WORK TO DO: Return the material word for word. Do not include the pictures.

## BEGIN SUPPLIED DATA

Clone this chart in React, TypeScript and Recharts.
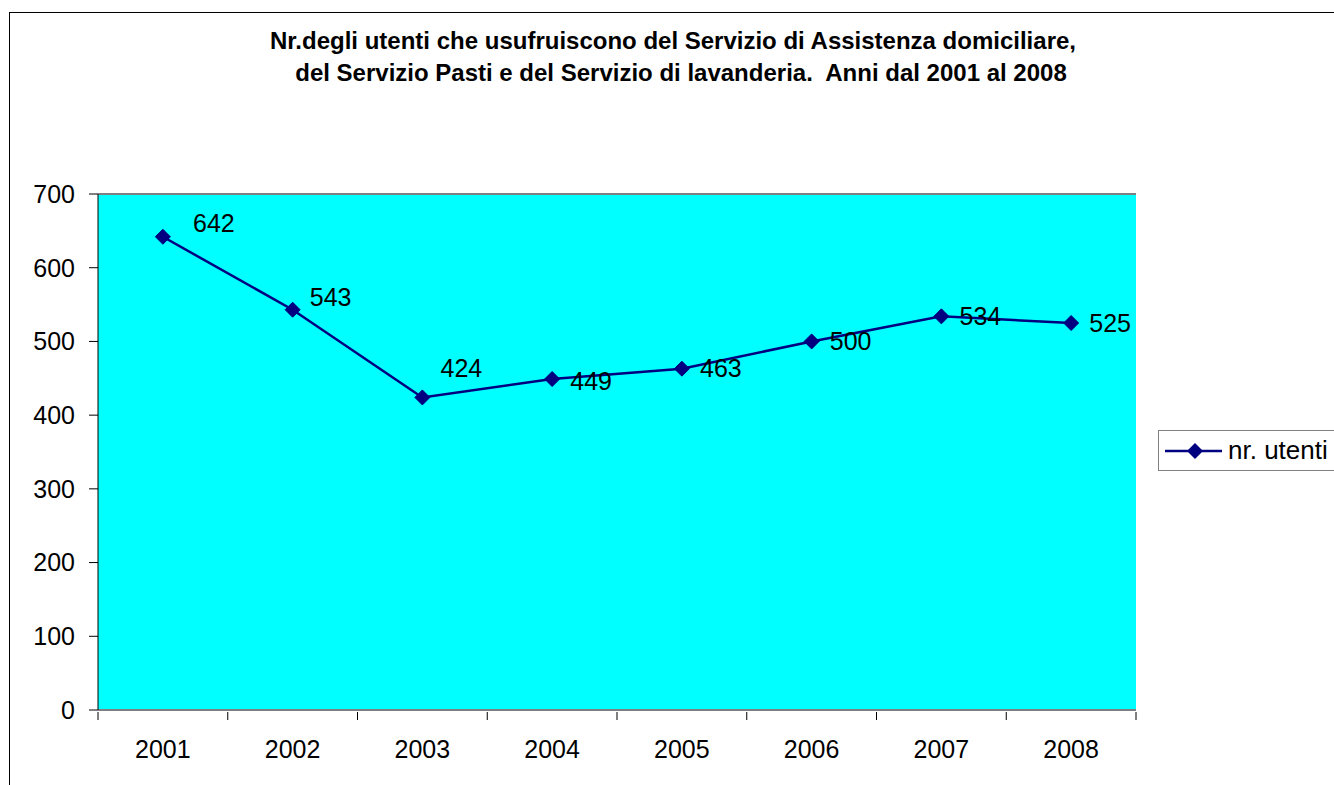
import React from 'react';
import { LineChart, Line, XAxis, YAxis, CartesianGrid, Legend, ReferenceLine, LabelList } from 'recharts';

const years = ['2001', '2002', '2003', '2004', '2005', '2006', '2007', '2008'];
const utenti = [642, 543, 424, 449, 463, 500, 534, 525];
const yTicks = [0, 100, 200, 300, 400, 500, 600, 700];

const data = years.map((y, i) => ({ anno: y, utenti: utenti[i] }));

const FONT = '"Liberation Sans", Arial, sans-serif';
const NAVY = '#000080';
const HALF_BAND = 64.875;
const LEGEND_W = 200;

// rombo del marker
const Diamond = (props: any) => {
  const { cx, cy } = props;
  if (cx == null || cy == null) return null;
  const r = 7.5;
  return <path d={`M${cx},${cy - r}L${cx + r},${cy}L${cx},${cy + r}L${cx - r},${cy}Z`} fill={NAVY} stroke={NAVY} />;
};

// etichette spostate a mano come nel grafico originale
const labelShift = [
  { dx: 51, dy: -14 },
  { dx: 38, dy: -13 },
  { dx: 39, dy: -29 },
  { dx: 39, dy: 2 },
  { dx: 39, dy: -1 },
  { dx: 39, dy: 0 },
  { dx: 39, dy: 0 },
  { dx: 39, dy: 0 },
];

const ValueLabel = (props: any) => {
  const { x, y, value, index } = props;
  const s = labelShift[index] || { dx: 39, dy: 0 };
  return (
    <text x={x + s.dx} y={y + s.dy} textAnchor="middle" dominantBaseline="central" fontSize={25} fontFamily={FONT} fill="#000">
      {value}
    </text>
  );
};

// tacche tra le categorie, come in Excel
const XTick = (props: any) => {
  const { x, y, payload, index } = props;
  const last = index === years.length - 1;
  const base = y - 6;
  return (
    <g>
      <line x1={x - HALF_BAND} y1={base} x2={x - HALF_BAND} y2={base + 8} stroke="#000" />
      {last && <line x1={x + HALF_BAND} y1={base} x2={x + HALF_BAND} y2={base + 8} stroke="#000" />}
      <text x={x} y={base + 37} textAnchor="middle" dominantBaseline="central" fontSize={25} fontFamily={FONT} fill="#000">
        {payload.value}
      </text>
    </g>
  );
};

const LegendBox = () => (
  <div
    style={{
      width: LEGEND_W,
      height: 41,
      border: '1px solid #808080',
      background: '#fff',
      display: 'flex',
      alignItems: 'center',
      fontFamily: FONT,
      fontSize: 26,
      color: '#000',
      boxSizing: 'border-box',
    }}
  >
    <svg width={63} height={20} style={{ marginLeft: 6, flexShrink: 0 }}>
      <line x1={0} y1={10} x2={57} y2={10} stroke={NAVY} strokeWidth={2.5} />
      <path d="M30,2L38,10L30,18L22,10Z" fill={NAVY} />
    </svg>
    <span style={{ whiteSpace: 'nowrap' }}>nr. utenti</span>
  </div>
);

const titleStyle: React.CSSProperties = {
  position: 'absolute',
  left: 0,
  textAlign: 'center',
  fontFamily: FONT,
  fontWeight: 'bold',
  fontSize: 24,
  lineHeight: '28px',
  color: '#000',
  whiteSpace: 'nowrap',
};

export default function App() {
  return (
    <div style={{ position: 'absolute', left: 0, top: 0, width: 1334, height: 785, overflow: 'hidden', background: '#fff' }}>
      <div style={{ position: 'absolute', left: 9, top: 12, width: 1500, height: 1000, border: '1px solid #000' }} />
      <div style={{ ...titleStyle, top: 27, width: 1346 }}>
        Nr.degli utenti che usufruiscono del Servizio di Assistenza domiciliare,
      </div>
      <div style={{ ...titleStyle, top: 59, width: 1362 }}>
        del Servizio Pasti e del Servizio di lavanderia.&nbsp; Anni dal 2001 al 2008
      </div>
      <div style={{ position: 'absolute', left: 0, top: 0 }}>
        <LineChart width={1334} height={785} data={data} margin={{ top: 194, right: 198 - LEGEND_W, bottom: 0, left: 0 }}>
          <CartesianGrid vertical={false} stroke="#000" strokeOpacity={1} fill="#00FFFF" fillOpacity={1} />
          <XAxis
            dataKey="anno"
            padding={{ left: HALF_BAND, right: HALF_BAND }}
            axisLine={{ stroke: '#808080', strokeWidth: 2 }}
            tickLine={false}
            tick={<XTick />}
            interval={0}
            height={75}
          />
          <YAxis
            yAxisId="left"
            domain={[0, 700]}
            ticks={yTicks}
            width={98}
            axisLine={{ stroke: '#000' }}
            tickLine={{ stroke: '#000' }}
            tickSize={9}
            tickMargin={14}
            tick={{ fontSize: 25, fontFamily: FONT, fill: '#000' }}
            interval={0}
          />
          <YAxis
            yAxisId="right"
            orientation="right"
            domain={[0, 700]}
            width={0}
            axisLine={{ stroke: '#808080', strokeWidth: 2 }}
            tick={false}
            tickLine={false}
          />
          <ReferenceLine yAxisId="left" y={700} stroke="#808080" strokeWidth={2} />
          <Legend
            layout="vertical"
            align="right"
            verticalAlign="middle"
            content={<LegendBox />}
            wrapperStyle={{ left: 1158, top: 430, right: 'auto', width: LEGEND_W }}
          />
          <Line
            yAxisId="left"
            type="linear"
            dataKey="utenti"
            name="nr. utenti"
            stroke={NAVY}
            strokeWidth={2.5}
            dot={<Diamond />}
            activeDot={false}
            isAnimationActive={false}
          >
            <LabelList dataKey="utenti" content={<ValueLabel />} />
          </Line>
        </LineChart>
      </div>
    </div>
  );
}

## END SUPPLIED DATA

SOLUTION BELOW:
Clone this chart in React, TypeScript and Recharts.
import React from 'react';
import { LineChart, Line, XAxis, YAxis, CartesianGrid, Legend, ReferenceLine, LabelList } from 'recharts';

const years = ['2001', '2002', '2003', '2004', '2005', '2006', '2007', '2008'];
const utenti = [642, 543, 424, 449, 463, 500, 534, 525];
const yTicks = [0, 100, 200, 300, 400, 500, 600, 700];

const data = years.map((y, i) => ({ anno: y, utenti: utenti[i] }));

const FONT = '"Liberation Sans", Arial, sans-serif';
const NAVY = '#000080';
const HALF_BAND = 64.875;
const LEGEND_W = 200;

// rombo del marker
const Diamond = (props: any) => {
  const { cx, cy } = props;
  if (cx == null || cy == null) return null;
  const r = 7.5;
  return <path d={`M${cx},${cy - r}L${cx + r},${cy}L${cx},${cy + r}L${cx - r},${cy}Z`} fill={NAVY} stroke={NAVY} />;
};

// etichette spostate a mano come nel grafico originale
const labelShift = [
  { dx: 51, dy: -14 },
  { dx: 38, dy: -13 },
  { dx: 39, dy: -29 },
  { dx: 39, dy: 2 },
  { dx: 39, dy: -1 },
  { dx: 39, dy: 0 },
  { dx: 39, dy: 0 },
  { dx: 39, dy: 0 },
];

const ValueLabel = (props: any) => {
  const { x, y, value, index } = props;
  const s = labelShift[index] || { dx: 39, dy: 0 };
  return (
    <text x={x + s.dx} y={y + s.dy} textAnchor="middle" dominantBaseline="central" fontSize={25} fontFamily={FONT} fill="#000">
      {value}
    </text>
  );
};

// tacche tra le categorie, come in Excel
const XTick = (props: any) => {
  const { x, y, payload, index } = props;
  const last = index === years.length - 1;
  const base = y - 6;
  return (
    <g>
      <line x1={x - HALF_BAND} y1={base} x2={x - HALF_BAND} y2={base + 8} stroke="#000" />
      {last && <line x1={x + HALF_BAND} y1={base} x2={x + HALF_BAND} y2={base + 8} stroke="#000" />}
      <text x={x} y={base + 37} textAnchor="middle" dominantBaseline="central" fontSize={25} fontFamily={FONT} fill="#000">
        {payload.value}
      </text>
    </g>
  );
};

const LegendBox = () => (
  <div
    style={{
      width: LEGEND_W,
      height: 41,
      border: '1px solid #808080',
      background: '#fff',
      display: 'flex',
      alignItems: 'center',
      fontFamily: FONT,
      fontSize: 26,
      color: '#000',
      boxSizing: 'border-box',
    }}
  >
    <svg width={63} height={20} style={{ marginLeft: 6, flexShrink: 0 }}>
      <line x1={0} y1={10} x2={57} y2={10} stroke={NAVY} strokeWidth={2.5} />
      <path d="M30,2L38,10L30,18L22,10Z" fill={NAVY} />
    </svg>
    <span style={{ whiteSpace: 'nowrap' }}>nr. utenti</span>
  </div>
);

const titleStyle: React.CSSProperties = {
  position: 'absolute',
  left: 0,
  textAlign: 'center',
  fontFamily: FONT,
  fontWeight: 'bold',
  fontSize: 24,
  lineHeight: '28px',
  color: '#000',
  whiteSpace: 'nowrap',
};

export default function App() {
  return (
    <div style={{ position: 'absolute', left: 0, top: 0, width: 1334, height: 785, overflow: 'hidden', background: '#fff' }}>
      <div style={{ position: 'absolute', left: 9, top: 12, width: 1500, height: 1000, border: '1px solid #000' }} />
      <div style={{ ...titleStyle, top: 27, width: 1346 }}>
        Nr.degli utenti che usufruiscono del Servizio di Assistenza domiciliare,
      </div>
      <div style={{ ...titleStyle, top: 59, width: 1362 }}>
        del Servizio Pasti e del Servizio di lavanderia.&nbsp; Anni dal 2001 al 2008
      </div>
      <div style={{ position: 'absolute', left: 0, top: 0 }}>
        <LineChart width={1334} height={785} data={data} margin={{ top: 194, right: 198 - LEGEND_W, bottom: 0, left: 0 }}>
          <CartesianGrid vertical={false} stroke="#000" strokeOpacity={1} fill="#00FFFF" fillOpacity={1} />
          <XAxis
            dataKey="anno"
            padding={{ left: HALF_BAND, right: HALF_BAND }}
            axisLine={{ stroke: '#808080', strokeWidth: 2 }}
            tickLine={false}
            tick={<XTick />}
            interval={0}
            height={75}
          />
          <YAxis
            yAxisId="left"
            domain={[0, 700]}
            ticks={yTicks}
            width={98}
            axisLine={{ stroke: '#000' }}
            tickLine={{ stroke: '#000' }}
            tickSize={9}
            tickMargin={14}
            tick={{ fontSize: 25, fontFamily: FONT, fill: '#000' }}
            interval={0}
          />
          <YAxis
            yAxisId="right"
            orientation="right"
            domain={[0, 700]}
            width={0}
            axisLine={{ stroke: '#808080', strokeWidth: 2 }}
            tick={false}
            tickLine={false}
          />
          <ReferenceLine yAxisId="left" y={700} stroke="#808080" strokeWidth={2} />
          <Legend
            layout="vertical"
            align="right"
            verticalAlign="middle"
            content={<LegendBox />}
            wrapperStyle={{ left: 1158, top: 430, right: 'auto', width: LEGEND_W }}
          />
          <Line
            yAxisId="left"
            type="linear"
            dataKey="utenti"
            name="nr. utenti"
            stroke={NAVY}
            strokeWidth={2.5}
            dot={<Diamond />}
            activeDot={false}
            isAnimationActive={false}
          >
            <LabelList dataKey="utenti" content={<ValueLabel />} />
          </Line>
        </LineChart>
      </div>
    </div>
  );
}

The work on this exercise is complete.